Real Estate 101: Purchasing With No Money Down

by : Kinan Beck

"Many of us have seen those late night infomercials promising that you can get rich by purchasing real estate with no money down. While purchasing real estate with no money down does have a few inherent risks, the ability to buy a home with no money down is a reality that you might want to consider taking advantage of.

Getting the Seller to Pay the Closing Costs

One way to buy a piece of real estate without putting any money down is to ask the seller to pay for the closing cost. Even though you are asking the seller to pay for the closing costs, you will usually ultimately pay for the costs yourself. But, the good part is that you can put off paying the costs until later.

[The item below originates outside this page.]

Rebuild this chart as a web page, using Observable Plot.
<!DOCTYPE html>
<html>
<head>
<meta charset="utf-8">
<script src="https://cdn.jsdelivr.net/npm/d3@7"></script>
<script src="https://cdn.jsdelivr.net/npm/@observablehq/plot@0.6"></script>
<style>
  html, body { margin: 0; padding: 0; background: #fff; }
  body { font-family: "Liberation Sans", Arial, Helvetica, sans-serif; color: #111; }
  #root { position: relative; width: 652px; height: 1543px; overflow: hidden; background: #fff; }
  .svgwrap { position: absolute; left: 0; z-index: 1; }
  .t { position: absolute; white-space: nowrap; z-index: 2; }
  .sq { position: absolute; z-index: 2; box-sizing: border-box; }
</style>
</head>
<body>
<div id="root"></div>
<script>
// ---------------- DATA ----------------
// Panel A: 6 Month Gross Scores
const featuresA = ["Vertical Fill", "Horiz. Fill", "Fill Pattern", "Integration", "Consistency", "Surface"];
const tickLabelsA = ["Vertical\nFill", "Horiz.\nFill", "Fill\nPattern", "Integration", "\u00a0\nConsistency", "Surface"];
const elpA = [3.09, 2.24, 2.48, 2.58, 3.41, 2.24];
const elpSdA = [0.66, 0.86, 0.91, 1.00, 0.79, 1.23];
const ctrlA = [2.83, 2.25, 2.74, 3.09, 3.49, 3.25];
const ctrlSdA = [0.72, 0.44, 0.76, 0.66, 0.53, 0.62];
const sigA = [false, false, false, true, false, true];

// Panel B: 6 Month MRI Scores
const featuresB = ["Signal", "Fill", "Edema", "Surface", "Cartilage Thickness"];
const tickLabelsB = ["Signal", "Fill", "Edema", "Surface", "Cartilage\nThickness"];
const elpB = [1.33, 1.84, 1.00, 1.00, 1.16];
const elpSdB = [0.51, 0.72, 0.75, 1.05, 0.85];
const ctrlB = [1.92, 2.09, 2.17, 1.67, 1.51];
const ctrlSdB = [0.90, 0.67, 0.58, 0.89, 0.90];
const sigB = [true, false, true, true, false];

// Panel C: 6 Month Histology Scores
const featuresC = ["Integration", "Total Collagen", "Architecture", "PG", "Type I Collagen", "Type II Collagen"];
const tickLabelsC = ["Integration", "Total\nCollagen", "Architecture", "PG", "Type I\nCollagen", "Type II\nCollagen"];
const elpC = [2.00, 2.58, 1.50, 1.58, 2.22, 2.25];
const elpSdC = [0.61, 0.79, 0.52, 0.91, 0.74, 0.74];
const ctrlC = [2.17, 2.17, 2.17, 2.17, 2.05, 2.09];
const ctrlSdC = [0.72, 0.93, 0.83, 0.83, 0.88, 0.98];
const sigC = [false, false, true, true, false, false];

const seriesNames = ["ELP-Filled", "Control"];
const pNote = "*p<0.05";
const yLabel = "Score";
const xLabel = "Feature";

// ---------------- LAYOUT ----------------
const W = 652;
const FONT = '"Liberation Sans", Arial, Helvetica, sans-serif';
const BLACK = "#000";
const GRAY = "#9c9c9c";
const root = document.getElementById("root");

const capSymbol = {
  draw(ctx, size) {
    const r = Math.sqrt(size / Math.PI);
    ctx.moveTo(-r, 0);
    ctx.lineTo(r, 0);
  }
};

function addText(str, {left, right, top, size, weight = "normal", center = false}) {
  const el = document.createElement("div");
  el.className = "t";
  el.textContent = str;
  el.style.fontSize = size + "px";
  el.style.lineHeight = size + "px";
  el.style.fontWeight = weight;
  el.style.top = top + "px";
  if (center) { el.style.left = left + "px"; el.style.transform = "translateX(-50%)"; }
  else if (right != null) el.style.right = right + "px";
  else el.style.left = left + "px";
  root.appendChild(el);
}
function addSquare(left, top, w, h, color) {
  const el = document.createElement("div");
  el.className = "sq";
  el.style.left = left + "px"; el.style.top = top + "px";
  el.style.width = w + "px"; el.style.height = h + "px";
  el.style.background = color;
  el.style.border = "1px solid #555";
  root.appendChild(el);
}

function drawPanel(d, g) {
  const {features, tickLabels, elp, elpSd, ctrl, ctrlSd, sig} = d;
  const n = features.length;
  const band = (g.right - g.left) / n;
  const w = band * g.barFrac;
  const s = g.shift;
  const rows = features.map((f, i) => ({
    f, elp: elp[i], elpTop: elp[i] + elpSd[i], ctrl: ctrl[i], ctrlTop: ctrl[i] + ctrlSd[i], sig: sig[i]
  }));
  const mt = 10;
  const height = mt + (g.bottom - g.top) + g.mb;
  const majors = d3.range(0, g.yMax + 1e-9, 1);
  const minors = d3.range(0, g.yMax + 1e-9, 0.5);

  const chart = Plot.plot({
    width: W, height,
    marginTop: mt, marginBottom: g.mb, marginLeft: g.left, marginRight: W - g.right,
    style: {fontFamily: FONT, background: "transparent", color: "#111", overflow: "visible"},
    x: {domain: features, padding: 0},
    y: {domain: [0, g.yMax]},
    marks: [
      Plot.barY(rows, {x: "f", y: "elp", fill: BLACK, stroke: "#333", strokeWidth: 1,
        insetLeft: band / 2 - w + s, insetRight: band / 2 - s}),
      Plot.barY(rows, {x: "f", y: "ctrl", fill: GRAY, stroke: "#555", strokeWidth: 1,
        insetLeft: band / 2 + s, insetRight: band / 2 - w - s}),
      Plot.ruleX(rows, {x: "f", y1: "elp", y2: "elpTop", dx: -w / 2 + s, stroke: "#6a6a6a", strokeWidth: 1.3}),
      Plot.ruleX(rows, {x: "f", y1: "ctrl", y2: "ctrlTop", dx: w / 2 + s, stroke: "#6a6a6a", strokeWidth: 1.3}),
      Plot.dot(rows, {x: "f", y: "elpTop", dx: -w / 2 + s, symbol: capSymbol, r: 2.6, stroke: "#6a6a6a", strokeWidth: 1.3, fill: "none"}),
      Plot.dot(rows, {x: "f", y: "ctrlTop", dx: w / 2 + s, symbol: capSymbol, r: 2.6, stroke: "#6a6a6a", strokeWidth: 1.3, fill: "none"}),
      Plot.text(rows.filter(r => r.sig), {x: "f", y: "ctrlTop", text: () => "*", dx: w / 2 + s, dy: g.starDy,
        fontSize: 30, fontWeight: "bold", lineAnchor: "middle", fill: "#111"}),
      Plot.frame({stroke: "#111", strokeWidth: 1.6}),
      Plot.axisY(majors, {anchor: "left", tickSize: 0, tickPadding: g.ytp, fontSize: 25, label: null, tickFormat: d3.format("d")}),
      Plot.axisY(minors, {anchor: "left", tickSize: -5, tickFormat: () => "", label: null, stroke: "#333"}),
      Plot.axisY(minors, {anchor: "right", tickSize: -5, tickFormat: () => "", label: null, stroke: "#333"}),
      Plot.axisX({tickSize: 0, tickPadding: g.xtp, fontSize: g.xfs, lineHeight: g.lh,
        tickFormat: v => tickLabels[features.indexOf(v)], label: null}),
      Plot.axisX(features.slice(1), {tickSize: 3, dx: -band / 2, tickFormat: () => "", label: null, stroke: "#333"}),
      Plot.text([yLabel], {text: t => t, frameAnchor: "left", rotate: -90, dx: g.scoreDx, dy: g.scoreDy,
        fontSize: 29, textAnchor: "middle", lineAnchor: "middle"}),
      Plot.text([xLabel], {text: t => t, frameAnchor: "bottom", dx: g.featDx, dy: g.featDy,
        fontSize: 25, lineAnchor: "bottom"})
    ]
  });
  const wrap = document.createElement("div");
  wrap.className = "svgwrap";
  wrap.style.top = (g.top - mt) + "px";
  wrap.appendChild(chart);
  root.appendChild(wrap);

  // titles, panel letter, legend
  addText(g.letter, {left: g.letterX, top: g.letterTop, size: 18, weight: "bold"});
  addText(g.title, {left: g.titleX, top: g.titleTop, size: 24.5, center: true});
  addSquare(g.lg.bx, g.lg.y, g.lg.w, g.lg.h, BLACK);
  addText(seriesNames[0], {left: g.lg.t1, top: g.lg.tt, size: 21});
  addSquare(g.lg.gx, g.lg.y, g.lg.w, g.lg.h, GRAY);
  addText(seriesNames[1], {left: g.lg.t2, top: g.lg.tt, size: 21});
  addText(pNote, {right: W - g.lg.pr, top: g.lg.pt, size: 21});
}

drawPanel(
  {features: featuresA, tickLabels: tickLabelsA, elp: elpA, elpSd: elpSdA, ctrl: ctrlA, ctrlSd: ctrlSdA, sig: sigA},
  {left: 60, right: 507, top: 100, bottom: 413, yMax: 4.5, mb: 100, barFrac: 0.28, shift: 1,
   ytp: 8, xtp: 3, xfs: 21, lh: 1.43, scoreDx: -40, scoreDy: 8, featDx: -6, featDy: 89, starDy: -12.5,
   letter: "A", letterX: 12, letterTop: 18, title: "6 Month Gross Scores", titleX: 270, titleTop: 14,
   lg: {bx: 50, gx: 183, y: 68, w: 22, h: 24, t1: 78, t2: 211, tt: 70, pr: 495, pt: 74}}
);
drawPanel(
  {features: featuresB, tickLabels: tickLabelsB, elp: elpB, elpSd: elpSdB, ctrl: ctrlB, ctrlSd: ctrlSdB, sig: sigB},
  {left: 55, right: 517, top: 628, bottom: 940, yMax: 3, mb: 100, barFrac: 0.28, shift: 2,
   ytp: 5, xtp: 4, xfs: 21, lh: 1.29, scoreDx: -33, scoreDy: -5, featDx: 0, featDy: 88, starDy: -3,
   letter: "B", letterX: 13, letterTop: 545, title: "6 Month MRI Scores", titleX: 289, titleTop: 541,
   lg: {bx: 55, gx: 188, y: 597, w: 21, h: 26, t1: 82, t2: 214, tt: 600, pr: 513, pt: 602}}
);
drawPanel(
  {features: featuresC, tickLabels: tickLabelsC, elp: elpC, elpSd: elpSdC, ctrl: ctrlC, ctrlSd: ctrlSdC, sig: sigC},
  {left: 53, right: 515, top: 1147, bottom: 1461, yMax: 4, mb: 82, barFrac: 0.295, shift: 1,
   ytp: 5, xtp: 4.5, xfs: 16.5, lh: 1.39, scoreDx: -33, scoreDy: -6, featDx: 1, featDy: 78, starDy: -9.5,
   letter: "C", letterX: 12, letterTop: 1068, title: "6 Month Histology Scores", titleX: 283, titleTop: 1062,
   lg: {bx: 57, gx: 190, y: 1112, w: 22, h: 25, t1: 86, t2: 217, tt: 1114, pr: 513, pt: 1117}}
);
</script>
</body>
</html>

How does this work you ask? Really, it is quite simple. Let's say you want to purchase a piece of real estate for $100,000. If you ask the seller to pay the closing cost, he or she will probably ask that you pay $102,000 for the home. That way, the seller can use the extra $2,000 he or she receives to pay for your closing cost. So, you are actually paying the closing costs because it is being wrapped into the amount of your mortgage loan. Nonetheless, you are getting out of paying that cost upfront.

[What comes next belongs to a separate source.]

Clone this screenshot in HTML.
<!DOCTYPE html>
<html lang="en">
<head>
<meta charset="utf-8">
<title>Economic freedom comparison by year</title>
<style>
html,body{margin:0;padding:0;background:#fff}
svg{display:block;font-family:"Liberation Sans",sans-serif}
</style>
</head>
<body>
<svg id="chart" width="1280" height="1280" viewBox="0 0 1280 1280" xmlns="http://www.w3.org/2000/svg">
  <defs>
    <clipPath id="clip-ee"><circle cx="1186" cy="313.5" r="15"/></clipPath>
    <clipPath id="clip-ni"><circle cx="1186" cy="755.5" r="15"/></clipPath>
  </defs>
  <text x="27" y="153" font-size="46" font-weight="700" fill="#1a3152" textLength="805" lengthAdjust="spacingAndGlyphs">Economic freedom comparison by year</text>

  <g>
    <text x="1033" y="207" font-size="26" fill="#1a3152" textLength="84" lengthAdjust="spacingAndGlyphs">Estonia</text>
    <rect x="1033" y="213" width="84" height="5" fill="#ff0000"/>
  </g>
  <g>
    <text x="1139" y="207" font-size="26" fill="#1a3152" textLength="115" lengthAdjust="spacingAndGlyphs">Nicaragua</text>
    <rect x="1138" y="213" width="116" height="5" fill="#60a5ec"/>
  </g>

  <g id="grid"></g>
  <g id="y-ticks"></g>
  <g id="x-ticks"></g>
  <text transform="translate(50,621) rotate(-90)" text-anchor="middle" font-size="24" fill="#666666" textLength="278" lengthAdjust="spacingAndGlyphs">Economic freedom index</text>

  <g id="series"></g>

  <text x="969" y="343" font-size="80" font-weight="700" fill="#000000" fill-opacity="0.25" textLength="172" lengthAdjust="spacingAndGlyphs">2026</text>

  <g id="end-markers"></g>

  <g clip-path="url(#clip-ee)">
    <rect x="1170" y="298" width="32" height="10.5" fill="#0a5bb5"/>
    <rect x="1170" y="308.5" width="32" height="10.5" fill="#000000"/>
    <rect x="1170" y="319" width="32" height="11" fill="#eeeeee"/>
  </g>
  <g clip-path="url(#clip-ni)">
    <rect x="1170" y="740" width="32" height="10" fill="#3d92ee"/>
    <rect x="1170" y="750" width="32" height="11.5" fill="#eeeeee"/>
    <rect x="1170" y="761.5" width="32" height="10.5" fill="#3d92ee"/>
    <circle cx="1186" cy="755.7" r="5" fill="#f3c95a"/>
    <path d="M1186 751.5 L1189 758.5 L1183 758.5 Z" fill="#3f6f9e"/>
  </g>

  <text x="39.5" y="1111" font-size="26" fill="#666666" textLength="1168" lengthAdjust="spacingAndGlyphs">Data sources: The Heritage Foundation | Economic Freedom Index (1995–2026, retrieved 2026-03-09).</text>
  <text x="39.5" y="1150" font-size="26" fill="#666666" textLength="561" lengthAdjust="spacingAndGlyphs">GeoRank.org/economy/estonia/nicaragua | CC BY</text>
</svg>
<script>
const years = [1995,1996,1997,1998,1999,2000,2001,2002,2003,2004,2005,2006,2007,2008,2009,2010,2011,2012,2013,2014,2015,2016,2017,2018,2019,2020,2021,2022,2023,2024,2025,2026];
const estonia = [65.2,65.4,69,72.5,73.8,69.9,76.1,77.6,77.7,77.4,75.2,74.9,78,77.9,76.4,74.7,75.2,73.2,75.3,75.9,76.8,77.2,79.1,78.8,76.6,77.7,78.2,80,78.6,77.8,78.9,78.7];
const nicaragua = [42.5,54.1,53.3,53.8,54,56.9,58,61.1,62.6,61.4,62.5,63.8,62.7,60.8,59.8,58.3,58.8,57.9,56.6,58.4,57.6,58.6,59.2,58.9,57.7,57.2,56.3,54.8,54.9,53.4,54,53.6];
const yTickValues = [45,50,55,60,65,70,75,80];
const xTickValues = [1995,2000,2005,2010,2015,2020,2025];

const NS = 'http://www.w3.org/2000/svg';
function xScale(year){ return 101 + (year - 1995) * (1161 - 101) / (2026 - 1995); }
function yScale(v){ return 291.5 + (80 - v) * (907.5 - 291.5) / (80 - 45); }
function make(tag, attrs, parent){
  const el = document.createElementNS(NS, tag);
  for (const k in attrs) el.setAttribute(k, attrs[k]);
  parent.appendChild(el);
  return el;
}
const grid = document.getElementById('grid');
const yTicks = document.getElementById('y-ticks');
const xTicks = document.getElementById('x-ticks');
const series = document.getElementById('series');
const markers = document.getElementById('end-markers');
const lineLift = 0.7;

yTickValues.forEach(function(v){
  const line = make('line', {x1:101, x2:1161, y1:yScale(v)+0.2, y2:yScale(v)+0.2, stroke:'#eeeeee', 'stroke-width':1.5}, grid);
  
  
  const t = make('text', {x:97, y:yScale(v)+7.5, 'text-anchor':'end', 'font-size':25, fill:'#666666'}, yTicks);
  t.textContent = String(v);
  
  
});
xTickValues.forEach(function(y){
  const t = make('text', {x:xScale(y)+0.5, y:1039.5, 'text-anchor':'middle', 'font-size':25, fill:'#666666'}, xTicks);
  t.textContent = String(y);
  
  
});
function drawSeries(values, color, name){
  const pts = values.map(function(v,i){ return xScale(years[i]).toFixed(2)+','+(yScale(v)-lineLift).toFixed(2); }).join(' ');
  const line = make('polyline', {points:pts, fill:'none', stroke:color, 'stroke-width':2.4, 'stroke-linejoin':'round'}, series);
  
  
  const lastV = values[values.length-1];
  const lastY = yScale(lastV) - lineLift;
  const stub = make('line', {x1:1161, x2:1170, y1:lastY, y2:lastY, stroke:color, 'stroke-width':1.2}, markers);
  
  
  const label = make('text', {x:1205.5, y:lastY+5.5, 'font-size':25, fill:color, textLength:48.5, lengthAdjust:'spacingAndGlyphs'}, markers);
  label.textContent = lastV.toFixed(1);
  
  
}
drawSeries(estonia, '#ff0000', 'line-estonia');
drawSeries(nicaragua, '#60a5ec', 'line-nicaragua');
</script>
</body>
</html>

Since closing costs can vary widely among different properties and transactions, the seller will often put a cap on how much of the closing costs he or she will pay. If the seller counters with a cost price of $102,000 on a $100,000 home, for example, that same seller will likely put a $2,000 cap on how much he or she is willing to pay toward closing.

Exploring Loan Options

Many of us have heard that you must have 10% of the cost of the home as a down payment when buying real estate. The 80/20 loan is one of the best ways to get out of paying a down payment when you buy a home.

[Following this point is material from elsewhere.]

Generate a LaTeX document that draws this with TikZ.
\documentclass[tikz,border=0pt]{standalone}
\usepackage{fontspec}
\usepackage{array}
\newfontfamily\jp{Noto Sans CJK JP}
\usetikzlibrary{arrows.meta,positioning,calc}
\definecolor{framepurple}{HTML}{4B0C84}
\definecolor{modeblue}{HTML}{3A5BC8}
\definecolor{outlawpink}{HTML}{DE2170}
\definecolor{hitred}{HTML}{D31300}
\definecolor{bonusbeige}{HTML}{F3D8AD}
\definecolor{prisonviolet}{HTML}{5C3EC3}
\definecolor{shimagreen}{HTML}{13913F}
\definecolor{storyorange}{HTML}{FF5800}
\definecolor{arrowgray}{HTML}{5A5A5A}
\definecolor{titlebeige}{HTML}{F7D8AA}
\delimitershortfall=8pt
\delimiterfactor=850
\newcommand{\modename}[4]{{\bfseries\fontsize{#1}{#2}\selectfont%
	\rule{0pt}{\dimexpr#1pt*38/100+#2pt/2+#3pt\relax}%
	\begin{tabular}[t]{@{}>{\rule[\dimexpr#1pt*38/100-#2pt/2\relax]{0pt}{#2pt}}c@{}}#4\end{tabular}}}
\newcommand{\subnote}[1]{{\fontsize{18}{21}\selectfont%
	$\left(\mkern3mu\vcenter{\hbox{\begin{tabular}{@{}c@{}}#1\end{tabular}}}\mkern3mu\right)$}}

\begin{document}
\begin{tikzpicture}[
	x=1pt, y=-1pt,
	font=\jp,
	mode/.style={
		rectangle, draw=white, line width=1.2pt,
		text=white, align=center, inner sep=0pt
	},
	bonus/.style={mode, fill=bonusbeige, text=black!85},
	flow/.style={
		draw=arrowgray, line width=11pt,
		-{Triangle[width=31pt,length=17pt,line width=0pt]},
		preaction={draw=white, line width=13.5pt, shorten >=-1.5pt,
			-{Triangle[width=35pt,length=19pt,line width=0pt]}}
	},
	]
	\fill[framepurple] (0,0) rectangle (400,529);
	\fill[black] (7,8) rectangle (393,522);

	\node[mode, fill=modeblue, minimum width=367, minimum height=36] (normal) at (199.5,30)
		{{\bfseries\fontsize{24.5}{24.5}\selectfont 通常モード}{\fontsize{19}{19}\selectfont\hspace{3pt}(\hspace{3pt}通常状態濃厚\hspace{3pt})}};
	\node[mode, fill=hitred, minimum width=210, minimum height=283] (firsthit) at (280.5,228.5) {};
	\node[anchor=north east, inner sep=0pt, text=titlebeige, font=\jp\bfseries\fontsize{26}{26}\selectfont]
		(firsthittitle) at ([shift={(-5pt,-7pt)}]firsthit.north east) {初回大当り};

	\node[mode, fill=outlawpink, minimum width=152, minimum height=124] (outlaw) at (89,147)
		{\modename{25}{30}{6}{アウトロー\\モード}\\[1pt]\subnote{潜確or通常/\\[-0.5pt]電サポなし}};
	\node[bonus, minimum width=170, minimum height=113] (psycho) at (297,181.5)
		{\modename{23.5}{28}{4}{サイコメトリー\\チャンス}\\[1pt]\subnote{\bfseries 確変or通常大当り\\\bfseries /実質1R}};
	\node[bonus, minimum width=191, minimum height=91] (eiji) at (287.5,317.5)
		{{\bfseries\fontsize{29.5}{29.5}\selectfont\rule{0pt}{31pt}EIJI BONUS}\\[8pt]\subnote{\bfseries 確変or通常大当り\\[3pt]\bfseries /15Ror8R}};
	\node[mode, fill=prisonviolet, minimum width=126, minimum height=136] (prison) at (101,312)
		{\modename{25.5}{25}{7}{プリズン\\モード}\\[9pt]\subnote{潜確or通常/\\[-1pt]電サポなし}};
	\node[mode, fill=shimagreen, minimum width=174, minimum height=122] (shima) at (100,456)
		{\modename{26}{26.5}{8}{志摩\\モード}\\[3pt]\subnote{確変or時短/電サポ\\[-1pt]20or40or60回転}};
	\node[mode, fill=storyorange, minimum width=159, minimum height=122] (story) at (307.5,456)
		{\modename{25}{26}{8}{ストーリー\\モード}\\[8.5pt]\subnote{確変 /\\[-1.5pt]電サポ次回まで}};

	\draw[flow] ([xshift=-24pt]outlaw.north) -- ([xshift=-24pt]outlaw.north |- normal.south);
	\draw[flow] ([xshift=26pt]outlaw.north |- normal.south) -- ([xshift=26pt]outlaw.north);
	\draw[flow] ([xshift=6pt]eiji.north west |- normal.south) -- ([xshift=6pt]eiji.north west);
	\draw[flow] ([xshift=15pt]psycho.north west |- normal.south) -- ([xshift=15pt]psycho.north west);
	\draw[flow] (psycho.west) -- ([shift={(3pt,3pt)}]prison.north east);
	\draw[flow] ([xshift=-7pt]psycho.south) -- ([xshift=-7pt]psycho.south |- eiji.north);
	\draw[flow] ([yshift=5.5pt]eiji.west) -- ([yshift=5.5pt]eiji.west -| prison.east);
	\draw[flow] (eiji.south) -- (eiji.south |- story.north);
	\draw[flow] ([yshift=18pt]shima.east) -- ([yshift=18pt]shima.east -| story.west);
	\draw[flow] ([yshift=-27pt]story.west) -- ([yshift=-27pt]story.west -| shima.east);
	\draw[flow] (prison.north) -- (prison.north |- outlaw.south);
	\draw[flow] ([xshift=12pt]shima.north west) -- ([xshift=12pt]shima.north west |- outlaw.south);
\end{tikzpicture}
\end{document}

With you buy real estate with an 80/20 loan, you are actually using two different loans. The first is a mortgage loan to pay for 80% of the cost of the house while the other loan covers the remaining 20%. In some cases, your total monthly payment may actually be less when going with an 80/20 loan rather than a conventional loan. In order to qualify for this type of loan, however, you generally need to have a credit score of 620 or more.

Conventional loans are also available with the 'zero down' option. Similarly, you can explore subprime zero down loans if you have poor credit. Unfortunately, these options often lead to higher interest rates. This is particularly true with subprime loans. For this reason, you might want to look into low down payment loans instead. The 3% down loan is a popular choice because it still allows you to put only a small amount down on for the loan but provides you with a much better interest rate.

Even if you do not have a substantial amount of money saved up for the purchase of a home, you can still make your dreams of homeownership a reality. Look into the various options available to you and there will certainly be one that suits your needs."